Sunday, 25 May 2014

Time differences and multilingual conversations

Okay so turns out on day three I typed up a potential blog post on word. Here goes. 

When I was younger my mother would always set the clock ahead by 5 minutes so we would make it school on time. It worked until one day we noticed that our watches and the living room clock never matched, and my mother’s excuse of “oh, yours is ten minutes behind” was getting old. Eventually we unraveled this mystery.
Here on Kuredu, we are one hour ahead of Male time (which is half an hour behind India). Well sometimes we tell our guest it’s so that our guests get a longer holiday. But you can work out the ‘factual’ reason. 1 week and 3 days into my internship I have learnt a lot of things. I have learnt things about people, about the professional environment, about solo travelling and the consequences, about myself, about the island and so many more things. I will try to share with you the different things I have discovered. Sometimes I am busy being here to update my travelogue, but I will try. You can see by the 1 week delay how thrilled I am to be here.

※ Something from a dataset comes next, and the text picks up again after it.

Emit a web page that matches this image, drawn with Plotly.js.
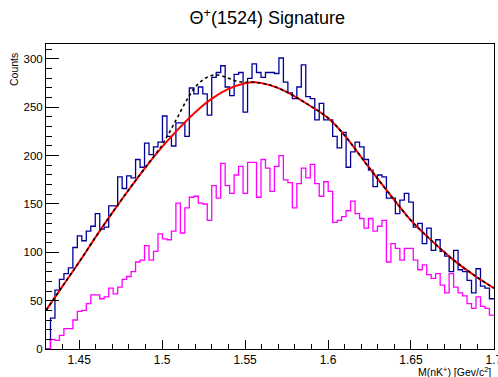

So the experience is special, for me this is the first time I have worked in an environment so diverse. My island host team has been from across the globe, literally. For each and everyone of them English is a foreign language. All my life I found myself able to connect with people because of English, but it isn’t so. It is experiences and feelings which all us of have, which sometimes cross paths and appear similar. That is all. Not language, not nationality, more basic things. It quite complicated and exciting to unravel means to communicate with all the people here.

First it’s just understanding them. All of them come from a culture of their own and have a language to call their own. Often I find myself in the middle of 4 different conversations in 4 different languages and it gives me so much joy to be present there.



And then there is the scenic beauty of the island. 

1 comment:

  1. Wow, what are all the languages you use when you're there?